PROBLEM STATEMENT ▸
Nothing beyond the line containing "XAxis, YAxis, ReferenceLine" is to be printed; print exactly each line from the start of the records below through that line, leaving out pictures.
— START OF DATASET EXCERPTS —
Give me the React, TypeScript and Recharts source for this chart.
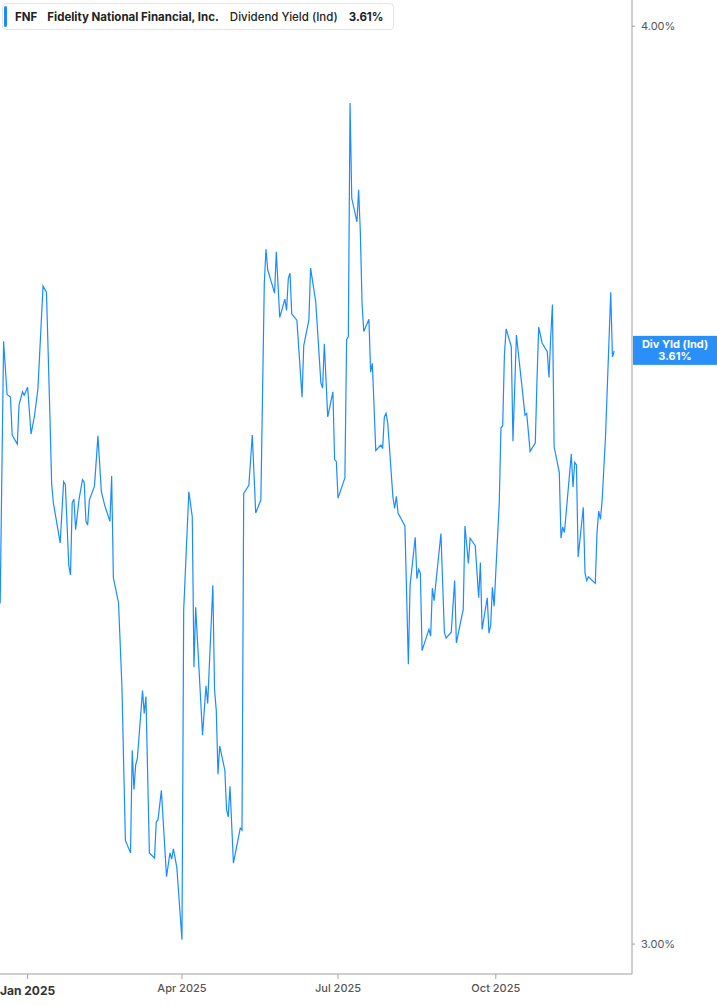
import React from "react";
import { LineChart, Line, XAxis, YAxis, ReferenceLine } from "recharts";

// Dividend yield (indicated), FNF, Dec 2024 - Dec 2025
const dates = [
  "2024-12-16", "2024-12-18", "2024-12-20", "2024-12-22", "2024-12-23", "2024-12-26", "2024-12-27", "2024-12-29",
  "2024-12-30", "2025-01-01", "2025-01-03", "2025-01-05", "2025-01-07", "2025-01-10", "2025-01-12", "2025-01-14",
  "2025-01-15", "2025-01-16", "2025-01-20", "2025-01-22", "2025-01-23", "2025-01-25", "2025-01-26", "2025-01-27",
  "2025-01-28", "2025-01-29", "2025-01-31", "2025-02-02", "2025-02-03", "2025-02-04", "2025-02-05", "2025-02-06",
  "2025-02-09", "2025-02-11", "2025-02-13", "2025-02-15", "2025-02-18", "2025-02-19", "2025-02-20", "2025-02-23",
  "2025-02-25", "2025-02-27", "2025-03-02", "2025-03-03", "2025-03-04", "2025-03-05", "2025-03-06", "2025-03-09",
  "2025-03-10", "2025-03-11", "2025-03-13", "2025-03-16", "2025-03-17", "2025-03-18", "2025-03-20", "2025-03-23",
  "2025-03-25", "2025-03-26", "2025-03-27", "2025-03-29", "2025-04-01", "2025-04-02", "2025-04-05", "2025-04-07",
  "2025-04-08", "2025-04-09", "2025-04-13", "2025-04-15", "2025-04-16", "2025-04-19", "2025-04-20", "2025-04-21",
  "2025-04-22", "2025-04-23", "2025-04-26", "2025-04-27", "2025-04-28", "2025-04-29", "2025-05-01", "2025-05-05",
  "2025-05-06", "2025-05-07", "2025-05-10", "2025-05-12", "2025-05-14", "2025-05-17", "2025-05-19", "2025-05-20",
  "2025-05-21", "2025-05-25", "2025-05-26", "2025-05-28", "2025-05-31", "2025-06-01", "2025-06-02", "2025-06-03",
  "2025-06-04", "2025-06-07", "2025-06-10", "2025-06-11", "2025-06-14", "2025-06-15", "2025-06-18", "2025-06-21",
  "2025-06-22", "2025-06-23", "2025-06-25", "2025-06-28", "2025-06-29", "2025-06-30", "2025-07-01", "2025-07-05",
  "2025-07-06", "2025-07-07", "2025-07-08", "2025-07-09", "2025-07-12", "2025-07-13", "2025-07-14", "2025-07-15",
  "2025-07-16", "2025-07-19", "2025-07-20", "2025-07-21", "2025-07-23", "2025-07-26", "2025-07-27", "2025-07-28",
  "2025-07-29", "2025-07-30", "2025-08-02", "2025-08-03", "2025-08-04", "2025-08-05", "2025-08-09", "2025-08-11",
  "2025-08-12", "2025-08-15", "2025-08-16", "2025-08-17", "2025-08-18", "2025-08-19", "2025-08-23", "2025-08-24",
  "2025-08-25", "2025-08-26", "2025-08-30", "2025-09-01", "2025-09-02", "2025-09-05", "2025-09-07", "2025-09-08",
  "2025-09-12", "2025-09-13", "2025-09-15", "2025-09-16", "2025-09-19", "2025-09-21", "2025-09-22", "2025-09-23",
  "2025-09-26", "2025-09-27", "2025-09-28", "2025-09-29", "2025-09-30", "2025-10-03", "2025-10-04", "2025-10-05",
  "2025-10-06", "2025-10-07", "2025-10-10", "2025-10-11", "2025-10-13", "2025-10-16", "2025-10-18", "2025-10-19",
  "2025-10-21", "2025-10-24", "2025-10-25", "2025-10-26", "2025-10-28", "2025-10-31", "2025-11-01", "2025-11-02",
  "2025-11-03", "2025-11-04", "2025-11-07", "2025-11-08", "2025-11-09", "2025-11-10", "2025-11-14", "2025-11-15",
  "2025-11-16", "2025-11-17", "2025-11-18", "2025-11-21", "2025-11-22", "2025-11-23", "2025-11-24", "2025-11-28",
  "2025-11-29", "2025-11-30", "2025-12-01", "2025-12-02", "2025-12-04", "2025-12-07", "2025-12-08", "2025-12-09",
];

const yields = [
  3.338, 3.624, 3.564, 3.561, 3.519, 3.509, 3.552, 3.567,
  3.563, 3.572, 3.52, 3.54, 3.57, 3.687, 3.68, 3.541,
  3.466, 3.445, 3.402, 3.468, 3.465, 3.378, 3.368, 3.445,
  3.449, 3.416, 3.449, 3.47, 3.467, 3.425, 3.421, 3.448,
  3.463, 3.518, 3.457, 3.442, 3.425, 3.474, 3.365, 3.339,
  3.252, 3.099, 3.087, 3.188, 3.149, 3.173, 3.18, 3.248,
  3.225, 3.242, 3.087, 3.082, 3.117, 3.119, 3.148, 3.064,
  3.087, 3.081, 3.091, 3.073, 3.004, 3.331, 3.457, 3.43,
  3.272, 3.334, 3.203, 3.253, 3.235, 3.357, 3.249, 3.228,
  3.164, 3.192, 3.168, 3.129, 3.122, 3.152, 3.077, 3.111,
  3.109, 3.455, 3.464, 3.519, 3.434, 3.448, 3.69, 3.73,
  3.706, 3.679, 3.727, 3.651, 3.672, 3.659, 3.696, 3.702,
  3.655, 3.648, 3.561, 3.619, 3.648, 3.708, 3.669, 3.577,
  3.571, 3.621, 3.539, 3.567, 3.492, 3.49, 3.45, 3.472,
  3.626, 3.629, 3.905, 3.79, 3.762, 3.8, 3.75, 3.667,
  3.635, 3.649, 3.589, 3.599, 3.502, 3.508, 3.504, 3.539,
  3.543, 3.532, 3.451, 3.439, 3.452, 3.434, 3.42, 3.275,
  3.357, 3.408, 3.364, 3.374, 3.37, 3.289, 3.311, 3.304,
  3.354, 3.341, 3.412, 3.308, 3.302, 3.308, 3.362, 3.297,
  3.332, 3.42, 3.38, 3.407, 3.399, 3.344, 3.381, 3.311,
  3.344, 3.307, 3.315, 3.355, 3.335, 3.445, 3.527, 3.529,
  3.608, 3.638, 3.618, 3.512, 3.631, 3.577, 3.541, 3.543,
  3.501, 3.51, 3.58, 3.64, 3.622, 3.612, 3.583, 3.629,
  3.666, 3.506, 3.478, 3.407, 3.419, 3.413, 3.498, 3.462,
  3.489, 3.486, 3.387, 3.44, 3.37, 3.362, 3.366, 3.359,
  3.413, 3.436, 3.427, 3.448, 3.519, 3.68, 3.606, 3.613,
];

const tickDates = ["2025-01-01", "2025-04-01", "2025-07-01", "2025-10-01"];
const tickLabels = ["Jan 2025", "Apr 2025", "Jul 2025", "Oct 2025"];
const yTicks = [3, 4];

const DAY = 86400000;
const BASE = Date.parse("2025-01-01");
const toDay = (s: string) => (Date.parse(s) - BASE) / DAY;

const data = dates.map((d, i) => ({ day: toDay(d), value: yields[i] }));
const xTicks = tickDates.map(toDay);
const lastValue = yields[yields.length - 1];

const BLUE = "#1a8cff";
const FONT = "Inter, 'Noto Sans', sans-serif";

function XTick(props: any) {
  const { x, y, payload, index } = props;
  const i = xTicks.indexOf(payload.value);
  const first = index === 0;
  return (
    <text
      x={x}
      y={y}
      dy={first ? "1em" : "0.8em"}
      textAnchor="middle"
      fontFamily={FONT}
      fontSize={first ? 12 : 11}
      fontWeight={first ? 700 : 500}
      fill={first ? "#333" : "#555"}
    >
      {tickLabels[i]}
    </text>
  );
}

function PriceTag(props: any) {
  const { viewBox } = props;
  const x = viewBox.x + viewBox.width;
  const y = viewBox.y;
  return (
    <g>
      <rect x={x + 1} y={y - 15} width={85} height={29} fill="#2a8ff7" />
      <text x={x + 43} y={y - 3} textAnchor="middle" fontFamily={FONT} fontSize={11} fontWeight={700} fill="#fff">
        Div Yld (Ind)
      </text>
      <text x={x + 43} y={y + 9} textAnchor="middle" fontFamily={FONT} fontSize={11} fontWeight={700} fill="#fff">
        {lastValue.toFixed(2)}%
      </text>
    </g>
  );
}

export default function App() {
  return (
    <div style={{ position: "absolute", left: 0, top: 0, width: 717, height: 1005, background: "#fff", fontFamily: FONT }}>
      <LineChart width={717} height={1005} data={data} margin={{ top: 0, right: 0, bottom: 0, left: 0 }}>
        <XAxis
          dataKey="day"
          type="number"
          domain={[-16.1, 352.4]}
          allowDataOverflow
          ticks={xTicks}
          tick={<XTick />}
          height={31}
          tickSize={5}
          tickMargin={4}
          stroke="#a0a0a0"
          tickLine={{ stroke: "#a0a0a0" }}
        />
        <YAxis
          orientation="right"
          type="number"
          scale="log"
          domain={[2.972, 4.033]}
          allowDataOverflow
          ticks={yTicks}
          tickFormatter={(v: number) => `${v.toFixed(2)}%`}
          width={85}
          tickSize={3}
          tickMargin={6}
          stroke="#a0a0a0"
          tick={{ fill: "#555", fontSize: 11, fontFamily: FONT }}
        />
        <ReferenceLine y={lastValue} stroke="none" label={{ content: (p: any) => <PriceTag {...p} /> }} />
        <Line
          type="linear"
          dataKey="value"
          stroke={BLUE}
          strokeWidth={1.2}
          dot={false}
          activeDot={false}
          isAnimationActive={false}
        />
      </LineChart>
      <div
        style={{
          position: "absolute",
          left: 2,
          top: 3,
          width: 392,
          height: 27,
          border: "1px solid #e6e6e6",
          borderRadius: 4,
          background: "#fff",
          display: "flex",
          alignItems: "center",
          fontSize: 11.5,
          color: "#222",
          boxSizing: "border-box",
          whiteSpace: "nowrap",
        }}
      >
        <div style={{ width: 3, height: 21, background: BLUE, borderRadius: 2, marginLeft: 1, marginRight: 8 }} />
        <span style={{ fontWeight: 700, marginRight: 10 }}>FNF</span>
        <span style={{ fontWeight: 700, marginRight: 11 }}>Fidelity National Financial, Inc.</span>
        <span style={{ fontWeight: 500, marginRight: 11 }}>Dividend Yield (Ind)</span>
        <span style={{ fontWeight: 700 }}>{lastValue.toFixed(2)}%</span>
      </div>
    </div>
  );
}
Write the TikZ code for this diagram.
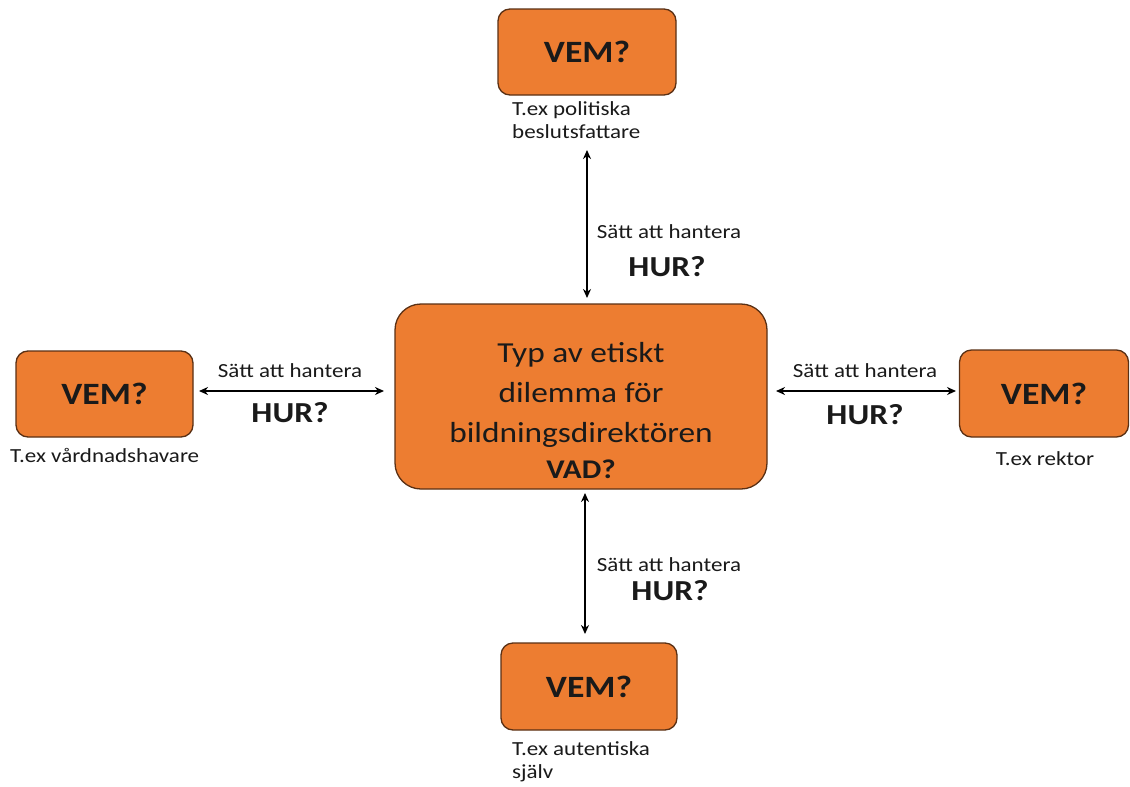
\documentclass[tikz,border=0pt]{standalone}
\usepackage{fontspec}
\setmainfont[FakeStretch=1.15]{Carlito}
\usetikzlibrary{arrows.meta}
\definecolor{boxfill}{HTML}{ED7D31}
\definecolor{boxline}{HTML}{5A3014}
\definecolor{txt}{HTML}{1A1A1A}
\tikzset{
  vembox/.style={draw=boxline, line width=1.3pt, fill=boxfill, rounded corners=12pt, inner sep=0pt, font=\fontsize{31}{34}\selectfont\bfseries, text=txt},
  mainbox/.style={draw=boxline, line width=1.3pt, fill=boxfill, rounded corners=26pt, inner sep=0pt, text=txt},
  small/.style={font=\fontsize{20}{23}\selectfont, text=txt, inner sep=0pt},
  hur/.style={font=\fontsize{29}{32}\selectfont\bfseries, text=txt, inner sep=0pt},
  link/.style={line width=1.8pt, {Stealth[length=9pt,width=8pt]}-{Stealth[length=9pt,width=8pt]}},
}
\begin{document}
\begin{tikzpicture}[x=1pt,y=-1pt]
\useasboundingbox[fill=white] (0,0) rectangle (1130,787);
% boxes
\node[vembox, minimum width=178pt, minimum height=86pt] (top) at (587,52) {VEM?};
\node[vembox, minimum width=177pt, minimum height=86pt] (left) at (104.5,394) {VEM?};
\node[vembox, minimum width=169pt, minimum height=87pt] (right) at (1044,393.5) {VEM?};
\node[vembox, minimum width=176pt, minimum height=87pt] (bottom) at (589,686.5) {VEM?};
\node[mainbox, minimum width=372pt, minimum height=185pt] (center) at (581,396.5) {};
\node[align=center, text=txt, inner sep=0pt, font=\fontsize{29}{40}\selectfont, anchor=base] (ctext) at (581,442)
  {Typ av etiskt\\dilemma för\\bildningsdirektören};
\node[hur, anchor=base, font=\fontsize{27}{30}\selectfont\bfseries] (vad) at (581,478) {VAD?};
% captions
\node[small, align=left, anchor=base west] (captop) at (512,138) {T.ex politiska\\beslutsfattare};
\node[small, anchor=base west] (capleft) at (10,462) {T.ex vårdnadshavare};
\node[small, anchor=base] (capright) at (1045,465) {T.ex rektor};
\node[small, align=left, anchor=base west] (capbot) at (512,778) {T.ex autentiska\\själv};
% arrow end points
\coordinate (ta) at (587,150);
\coordinate (tb) at (587,298);
\coordinate (ba) at (585,493);
\coordinate (bb) at (585,634);
\coordinate (la) at (199,391);
\coordinate (lb) at (384,391);
\coordinate (ra) at (776,391);
\coordinate (rb) at (956,391);
\draw[link] (ta) -- (tb);
\draw[link] (ba) -- (bb);
\draw[link] (la) -- (lb);
\draw[link] (ra) -- (rb);
% labels
\node[small, anchor=base] (stop) at (669,238) {Sätt att hantera};
\node[hur, anchor=base] (htop) at (667,276) {HUR?};
\node[small, anchor=base] (sleft) at (290,377) {Sätt att hantera};
\node[hur, anchor=base] (hleft) at (290,422) {HUR?};
\node[small, anchor=base] (sright) at (865,377) {Sätt att hantera};
\node[hur, anchor=base] (hright) at (865,424) {HUR?};
\node[small, anchor=base] (sbot) at (669,571) {Sätt att hantera};
\node[hur, anchor=base] (hbot) at (670,600) {HUR?};
\end{tikzpicture}
\end{document}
— END OF DATASET EXCERPTS —
SOLUTION TO THIS TASK ▸
Give me the React, TypeScript and Recharts source for this chart.
import React from "react";
import { LineChart, Line, XAxis, YAxis, ReferenceLine } from "recharts";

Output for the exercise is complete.